━━━━━ Extracted material ━━━━━

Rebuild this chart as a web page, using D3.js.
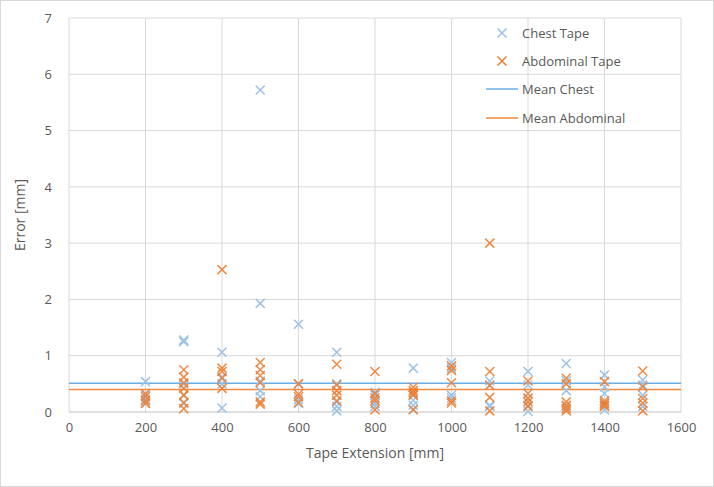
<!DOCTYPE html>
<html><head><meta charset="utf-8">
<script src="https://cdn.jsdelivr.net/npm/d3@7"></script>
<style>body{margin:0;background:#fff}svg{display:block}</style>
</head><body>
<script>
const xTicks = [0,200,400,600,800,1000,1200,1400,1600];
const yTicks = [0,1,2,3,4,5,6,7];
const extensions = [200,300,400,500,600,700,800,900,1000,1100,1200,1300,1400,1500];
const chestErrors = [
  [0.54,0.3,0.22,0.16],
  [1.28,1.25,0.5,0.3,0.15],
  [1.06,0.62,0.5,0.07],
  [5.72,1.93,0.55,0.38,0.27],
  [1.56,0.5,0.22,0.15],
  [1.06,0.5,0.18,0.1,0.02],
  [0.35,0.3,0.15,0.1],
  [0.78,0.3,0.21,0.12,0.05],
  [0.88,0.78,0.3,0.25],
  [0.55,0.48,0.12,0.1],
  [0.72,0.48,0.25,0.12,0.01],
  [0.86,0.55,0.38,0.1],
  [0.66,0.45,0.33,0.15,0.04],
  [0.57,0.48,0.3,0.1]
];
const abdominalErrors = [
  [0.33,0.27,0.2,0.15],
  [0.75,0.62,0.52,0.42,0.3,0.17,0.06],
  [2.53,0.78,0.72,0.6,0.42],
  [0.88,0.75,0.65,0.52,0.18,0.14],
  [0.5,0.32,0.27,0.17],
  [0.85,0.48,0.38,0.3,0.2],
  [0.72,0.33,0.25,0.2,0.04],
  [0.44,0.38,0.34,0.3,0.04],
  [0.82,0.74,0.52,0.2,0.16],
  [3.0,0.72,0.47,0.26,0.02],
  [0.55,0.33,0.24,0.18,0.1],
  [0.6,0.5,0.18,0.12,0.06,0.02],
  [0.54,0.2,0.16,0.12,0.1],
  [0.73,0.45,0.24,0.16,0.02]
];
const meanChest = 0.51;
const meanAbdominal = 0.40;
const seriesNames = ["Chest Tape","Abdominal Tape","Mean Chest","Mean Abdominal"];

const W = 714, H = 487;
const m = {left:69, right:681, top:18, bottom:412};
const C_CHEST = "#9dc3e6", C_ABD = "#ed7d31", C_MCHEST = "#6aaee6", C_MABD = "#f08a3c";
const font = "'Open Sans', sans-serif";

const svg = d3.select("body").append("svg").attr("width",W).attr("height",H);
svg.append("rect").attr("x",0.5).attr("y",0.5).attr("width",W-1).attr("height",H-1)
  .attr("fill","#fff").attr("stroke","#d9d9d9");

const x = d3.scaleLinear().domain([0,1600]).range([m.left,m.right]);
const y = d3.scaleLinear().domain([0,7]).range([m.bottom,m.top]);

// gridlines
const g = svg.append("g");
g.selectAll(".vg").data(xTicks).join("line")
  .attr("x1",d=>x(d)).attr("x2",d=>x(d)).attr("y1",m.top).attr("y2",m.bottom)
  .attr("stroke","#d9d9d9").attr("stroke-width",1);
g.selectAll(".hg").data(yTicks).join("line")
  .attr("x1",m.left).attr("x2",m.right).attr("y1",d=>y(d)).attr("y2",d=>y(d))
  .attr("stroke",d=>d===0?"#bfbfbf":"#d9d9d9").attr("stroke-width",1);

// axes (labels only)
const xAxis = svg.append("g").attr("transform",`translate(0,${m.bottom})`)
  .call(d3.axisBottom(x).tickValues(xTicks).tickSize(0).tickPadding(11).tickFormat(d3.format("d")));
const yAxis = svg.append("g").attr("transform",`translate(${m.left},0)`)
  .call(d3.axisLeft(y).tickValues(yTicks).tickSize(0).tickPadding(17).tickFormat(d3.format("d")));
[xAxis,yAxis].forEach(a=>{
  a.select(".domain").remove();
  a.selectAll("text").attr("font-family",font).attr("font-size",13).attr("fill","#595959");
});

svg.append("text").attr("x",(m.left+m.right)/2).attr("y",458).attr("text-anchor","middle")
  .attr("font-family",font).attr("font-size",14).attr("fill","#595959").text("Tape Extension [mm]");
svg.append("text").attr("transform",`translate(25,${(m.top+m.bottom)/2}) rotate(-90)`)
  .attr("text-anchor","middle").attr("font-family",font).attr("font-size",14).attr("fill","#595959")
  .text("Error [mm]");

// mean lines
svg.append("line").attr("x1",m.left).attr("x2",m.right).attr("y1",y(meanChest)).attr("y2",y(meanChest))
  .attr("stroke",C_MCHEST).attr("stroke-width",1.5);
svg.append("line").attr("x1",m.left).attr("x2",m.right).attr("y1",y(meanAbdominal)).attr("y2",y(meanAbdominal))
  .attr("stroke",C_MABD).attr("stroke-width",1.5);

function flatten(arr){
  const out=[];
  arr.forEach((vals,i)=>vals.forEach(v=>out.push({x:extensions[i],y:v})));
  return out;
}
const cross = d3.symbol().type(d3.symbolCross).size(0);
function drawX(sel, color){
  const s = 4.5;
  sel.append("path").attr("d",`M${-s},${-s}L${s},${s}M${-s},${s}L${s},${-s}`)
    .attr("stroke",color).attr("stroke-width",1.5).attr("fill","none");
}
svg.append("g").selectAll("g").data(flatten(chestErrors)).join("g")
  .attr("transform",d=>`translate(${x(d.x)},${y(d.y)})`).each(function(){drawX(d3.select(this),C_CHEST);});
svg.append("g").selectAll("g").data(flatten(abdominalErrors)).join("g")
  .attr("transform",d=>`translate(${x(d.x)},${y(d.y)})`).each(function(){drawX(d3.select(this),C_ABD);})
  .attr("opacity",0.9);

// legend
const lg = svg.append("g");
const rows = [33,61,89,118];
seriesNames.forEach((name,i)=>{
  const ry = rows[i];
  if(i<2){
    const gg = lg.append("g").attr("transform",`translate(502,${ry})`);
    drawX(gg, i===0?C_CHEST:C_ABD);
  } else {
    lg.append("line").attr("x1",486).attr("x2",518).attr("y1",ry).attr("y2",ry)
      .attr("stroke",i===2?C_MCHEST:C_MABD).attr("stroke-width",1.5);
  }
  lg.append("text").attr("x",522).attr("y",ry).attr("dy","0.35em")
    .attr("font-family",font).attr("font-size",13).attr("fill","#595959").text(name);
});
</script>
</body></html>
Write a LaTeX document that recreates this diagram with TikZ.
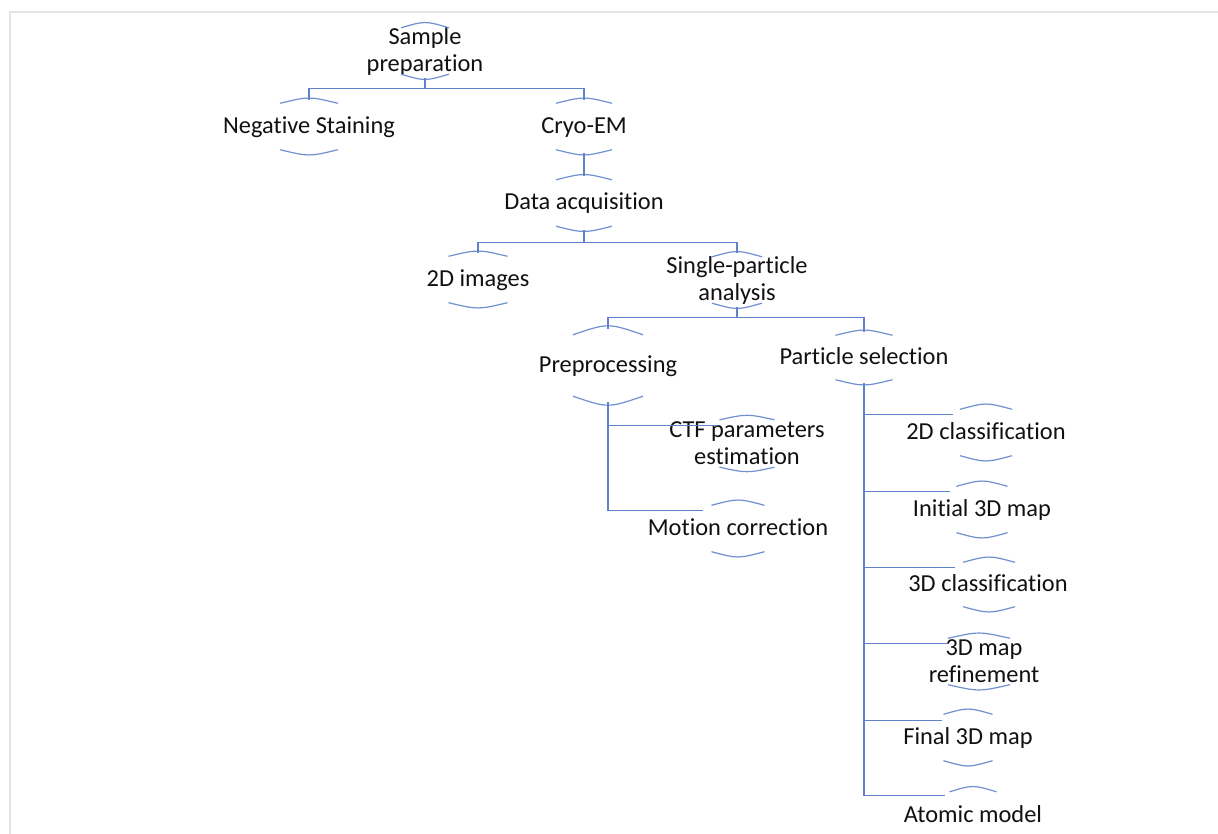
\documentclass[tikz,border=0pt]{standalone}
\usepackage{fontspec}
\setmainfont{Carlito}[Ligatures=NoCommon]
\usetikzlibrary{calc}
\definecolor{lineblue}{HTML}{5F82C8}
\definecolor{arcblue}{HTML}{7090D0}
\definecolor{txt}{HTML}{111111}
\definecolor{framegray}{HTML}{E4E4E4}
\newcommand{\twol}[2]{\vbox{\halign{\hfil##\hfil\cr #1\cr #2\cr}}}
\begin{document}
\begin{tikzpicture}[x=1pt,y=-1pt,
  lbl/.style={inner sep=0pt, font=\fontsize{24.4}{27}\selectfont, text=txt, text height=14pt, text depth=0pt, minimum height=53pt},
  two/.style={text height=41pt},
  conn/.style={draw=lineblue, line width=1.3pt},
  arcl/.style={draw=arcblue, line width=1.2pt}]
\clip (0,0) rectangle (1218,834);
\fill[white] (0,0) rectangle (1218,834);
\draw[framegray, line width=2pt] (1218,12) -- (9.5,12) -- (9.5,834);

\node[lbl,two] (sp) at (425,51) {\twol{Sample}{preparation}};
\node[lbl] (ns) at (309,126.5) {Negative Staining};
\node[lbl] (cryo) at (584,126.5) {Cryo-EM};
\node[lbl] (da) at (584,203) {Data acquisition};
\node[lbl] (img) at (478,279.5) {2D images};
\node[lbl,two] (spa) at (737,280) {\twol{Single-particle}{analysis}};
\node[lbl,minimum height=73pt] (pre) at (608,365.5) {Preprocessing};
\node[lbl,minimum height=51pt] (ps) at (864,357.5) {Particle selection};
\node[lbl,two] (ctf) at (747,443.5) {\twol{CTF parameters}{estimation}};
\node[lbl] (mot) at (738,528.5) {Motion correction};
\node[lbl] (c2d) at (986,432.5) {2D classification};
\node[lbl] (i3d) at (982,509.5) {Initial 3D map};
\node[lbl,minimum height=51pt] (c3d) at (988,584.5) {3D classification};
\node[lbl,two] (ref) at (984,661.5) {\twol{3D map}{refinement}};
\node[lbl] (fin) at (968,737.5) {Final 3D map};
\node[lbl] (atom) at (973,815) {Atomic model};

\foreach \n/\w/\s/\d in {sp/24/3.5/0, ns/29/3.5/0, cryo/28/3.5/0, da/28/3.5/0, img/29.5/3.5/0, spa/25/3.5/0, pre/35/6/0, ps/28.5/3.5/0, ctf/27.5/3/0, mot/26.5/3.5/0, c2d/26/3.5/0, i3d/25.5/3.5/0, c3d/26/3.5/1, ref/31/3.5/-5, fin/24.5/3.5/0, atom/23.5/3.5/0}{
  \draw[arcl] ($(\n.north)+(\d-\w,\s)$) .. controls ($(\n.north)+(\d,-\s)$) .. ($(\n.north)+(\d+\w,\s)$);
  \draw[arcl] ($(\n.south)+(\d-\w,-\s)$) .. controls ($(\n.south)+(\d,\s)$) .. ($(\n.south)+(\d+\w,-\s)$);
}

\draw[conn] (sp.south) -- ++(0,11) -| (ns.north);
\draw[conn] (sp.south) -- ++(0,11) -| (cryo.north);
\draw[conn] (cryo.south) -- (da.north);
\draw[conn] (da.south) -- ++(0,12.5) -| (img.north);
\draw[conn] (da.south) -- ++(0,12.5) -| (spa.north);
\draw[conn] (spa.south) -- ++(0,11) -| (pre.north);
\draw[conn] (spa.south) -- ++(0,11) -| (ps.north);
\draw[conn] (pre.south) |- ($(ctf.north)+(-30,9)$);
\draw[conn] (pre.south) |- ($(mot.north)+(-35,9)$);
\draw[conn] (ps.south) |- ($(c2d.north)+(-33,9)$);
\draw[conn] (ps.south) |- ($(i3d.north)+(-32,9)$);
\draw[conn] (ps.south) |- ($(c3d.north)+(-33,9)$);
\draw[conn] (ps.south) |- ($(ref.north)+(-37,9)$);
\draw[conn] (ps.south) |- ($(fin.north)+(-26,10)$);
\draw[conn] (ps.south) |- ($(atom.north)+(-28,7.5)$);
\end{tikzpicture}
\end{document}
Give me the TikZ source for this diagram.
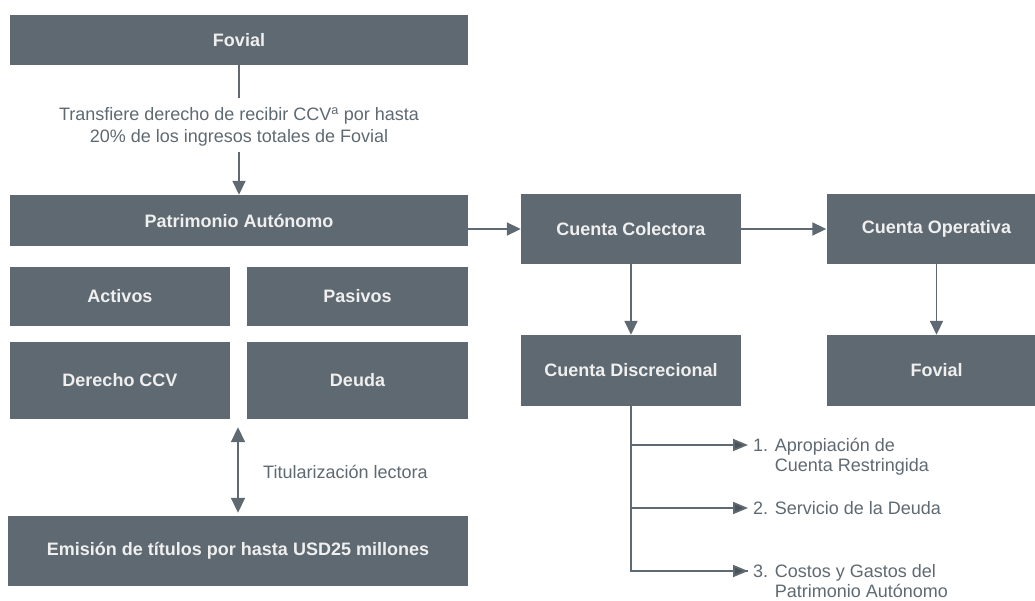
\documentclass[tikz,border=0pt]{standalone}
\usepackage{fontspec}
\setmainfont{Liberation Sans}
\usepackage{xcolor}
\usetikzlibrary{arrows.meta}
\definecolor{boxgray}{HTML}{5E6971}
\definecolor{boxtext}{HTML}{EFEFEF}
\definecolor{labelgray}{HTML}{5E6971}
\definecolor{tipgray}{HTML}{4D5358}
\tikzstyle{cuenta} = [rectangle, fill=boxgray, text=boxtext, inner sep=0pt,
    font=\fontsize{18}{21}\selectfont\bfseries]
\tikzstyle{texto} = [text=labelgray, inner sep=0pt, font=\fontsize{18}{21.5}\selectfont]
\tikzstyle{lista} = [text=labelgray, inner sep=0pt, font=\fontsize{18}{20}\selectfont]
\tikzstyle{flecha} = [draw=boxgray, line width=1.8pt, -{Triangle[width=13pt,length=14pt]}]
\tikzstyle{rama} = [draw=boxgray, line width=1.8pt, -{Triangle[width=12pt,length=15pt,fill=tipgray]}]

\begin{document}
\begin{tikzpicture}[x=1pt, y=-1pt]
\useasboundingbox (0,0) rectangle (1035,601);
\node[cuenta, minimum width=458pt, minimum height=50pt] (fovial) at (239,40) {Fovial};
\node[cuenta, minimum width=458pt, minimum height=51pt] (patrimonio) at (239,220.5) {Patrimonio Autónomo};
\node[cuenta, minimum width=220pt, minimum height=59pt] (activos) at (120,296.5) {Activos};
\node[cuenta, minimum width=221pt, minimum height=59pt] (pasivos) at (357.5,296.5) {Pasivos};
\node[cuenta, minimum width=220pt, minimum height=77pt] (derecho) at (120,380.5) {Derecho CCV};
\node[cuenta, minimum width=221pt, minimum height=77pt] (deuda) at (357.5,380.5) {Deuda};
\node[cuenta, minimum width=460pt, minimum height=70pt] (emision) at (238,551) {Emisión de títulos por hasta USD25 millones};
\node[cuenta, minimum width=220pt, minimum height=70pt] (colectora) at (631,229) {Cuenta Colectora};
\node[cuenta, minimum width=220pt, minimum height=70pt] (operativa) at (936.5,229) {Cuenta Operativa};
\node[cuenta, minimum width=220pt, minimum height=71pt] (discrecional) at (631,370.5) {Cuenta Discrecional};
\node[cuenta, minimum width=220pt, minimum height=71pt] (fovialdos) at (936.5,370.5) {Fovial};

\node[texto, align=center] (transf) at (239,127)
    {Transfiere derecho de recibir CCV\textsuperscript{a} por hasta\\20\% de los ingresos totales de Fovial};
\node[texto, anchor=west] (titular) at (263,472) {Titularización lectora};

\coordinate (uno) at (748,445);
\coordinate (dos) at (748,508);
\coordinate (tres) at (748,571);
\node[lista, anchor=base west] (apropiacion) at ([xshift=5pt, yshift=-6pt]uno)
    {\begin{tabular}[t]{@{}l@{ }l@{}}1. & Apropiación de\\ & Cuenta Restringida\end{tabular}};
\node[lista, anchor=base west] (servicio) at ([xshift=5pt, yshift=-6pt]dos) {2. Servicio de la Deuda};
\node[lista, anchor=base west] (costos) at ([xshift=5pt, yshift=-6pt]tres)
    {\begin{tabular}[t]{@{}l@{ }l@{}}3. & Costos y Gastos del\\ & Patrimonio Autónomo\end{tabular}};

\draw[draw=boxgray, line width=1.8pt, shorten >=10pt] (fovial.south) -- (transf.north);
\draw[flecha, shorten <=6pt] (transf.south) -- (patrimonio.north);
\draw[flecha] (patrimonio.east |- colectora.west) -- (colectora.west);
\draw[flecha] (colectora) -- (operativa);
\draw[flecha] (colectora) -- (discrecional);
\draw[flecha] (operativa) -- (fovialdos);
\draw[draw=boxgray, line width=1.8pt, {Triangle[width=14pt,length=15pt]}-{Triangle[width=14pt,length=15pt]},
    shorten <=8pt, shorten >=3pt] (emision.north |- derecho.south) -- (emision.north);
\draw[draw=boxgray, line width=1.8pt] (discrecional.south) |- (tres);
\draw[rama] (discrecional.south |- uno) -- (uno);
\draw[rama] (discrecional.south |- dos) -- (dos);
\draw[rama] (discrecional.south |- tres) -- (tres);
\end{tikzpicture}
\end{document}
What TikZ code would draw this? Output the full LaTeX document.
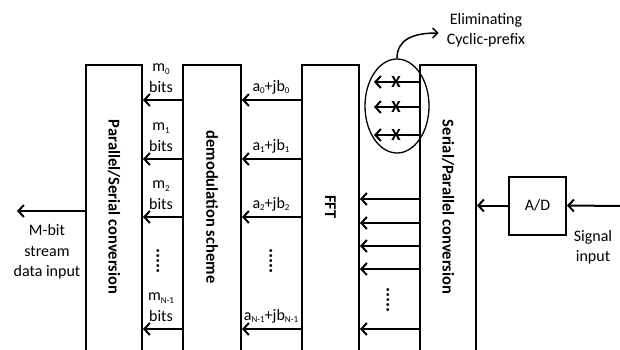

━━━━━

**Work to be completed**
Repeat the listing above up to and including the line with "y = d3.scaleLinear().domain([0,7]).range([m.bottom,m.top]);", starting from its first line. Drop any pictures.

**Exercise output**
Rebuild this chart as a web page, using D3.js.
<!DOCTYPE html>
<html><head><meta charset="utf-8">
<script src="https://cdn.jsdelivr.net/npm/d3@7"></script>
<style>body{margin:0;background:#fff}svg{display:block}</style>
</head><body>
<script>
const xTicks = [0,200,400,600,800,1000,1200,1400,1600];
const yTicks = [0,1,2,3,4,5,6,7];
const extensions = [200,300,400,500,600,700,800,900,1000,1100,1200,1300,1400,1500];
const chestErrors = [
  [0.54,0.3,0.22,0.16],
  [1.28,1.25,0.5,0.3,0.15],
  [1.06,0.62,0.5,0.07],
  [5.72,1.93,0.55,0.38,0.27],
  [1.56,0.5,0.22,0.15],
  [1.06,0.5,0.18,0.1,0.02],
  [0.35,0.3,0.15,0.1],
  [0.78,0.3,0.21,0.12,0.05],
  [0.88,0.78,0.3,0.25],
  [0.55,0.48,0.12,0.1],
  [0.72,0.48,0.25,0.12,0.01],
  [0.86,0.55,0.38,0.1],
  [0.66,0.45,0.33,0.15,0.04],
  [0.57,0.48,0.3,0.1]
];
const abdominalErrors = [
  [0.33,0.27,0.2,0.15],
  [0.75,0.62,0.52,0.42,0.3,0.17,0.06],
  [2.53,0.78,0.72,0.6,0.42],
  [0.88,0.75,0.65,0.52,0.18,0.14],
  [0.5,0.32,0.27,0.17],
  [0.85,0.48,0.38,0.3,0.2],
  [0.72,0.33,0.25,0.2,0.04],
  [0.44,0.38,0.34,0.3,0.04],
  [0.82,0.74,0.52,0.2,0.16],
  [3.0,0.72,0.47,0.26,0.02],
  [0.55,0.33,0.24,0.18,0.1],
  [0.6,0.5,0.18,0.12,0.06,0.02],
  [0.54,0.2,0.16,0.12,0.1],
  [0.73,0.45,0.24,0.16,0.02]
];
const meanChest = 0.51;
const meanAbdominal = 0.40;
const seriesNames = ["Chest Tape","Abdominal Tape","Mean Chest","Mean Abdominal"];

const W = 714, H = 487;
const m = {left:69, right:681, top:18, bottom:412};
const C_CHEST = "#9dc3e6", C_ABD = "#ed7d31", C_MCHEST = "#6aaee6", C_MABD = "#f08a3c";
const font = "'Open Sans', sans-serif";

const svg = d3.select("body").append("svg").attr("width",W).attr("height",H);
svg.append("rect").attr("x",0.5).attr("y",0.5).attr("width",W-1).attr("height",H-1)
  .attr("fill","#fff").attr("stroke","#d9d9d9");

const x = d3.scaleLinear().domain([0,1600]).range([m.left,m.right]);
const y = d3.scaleLinear().domain([0,7]).range([m.bottom,m.top]);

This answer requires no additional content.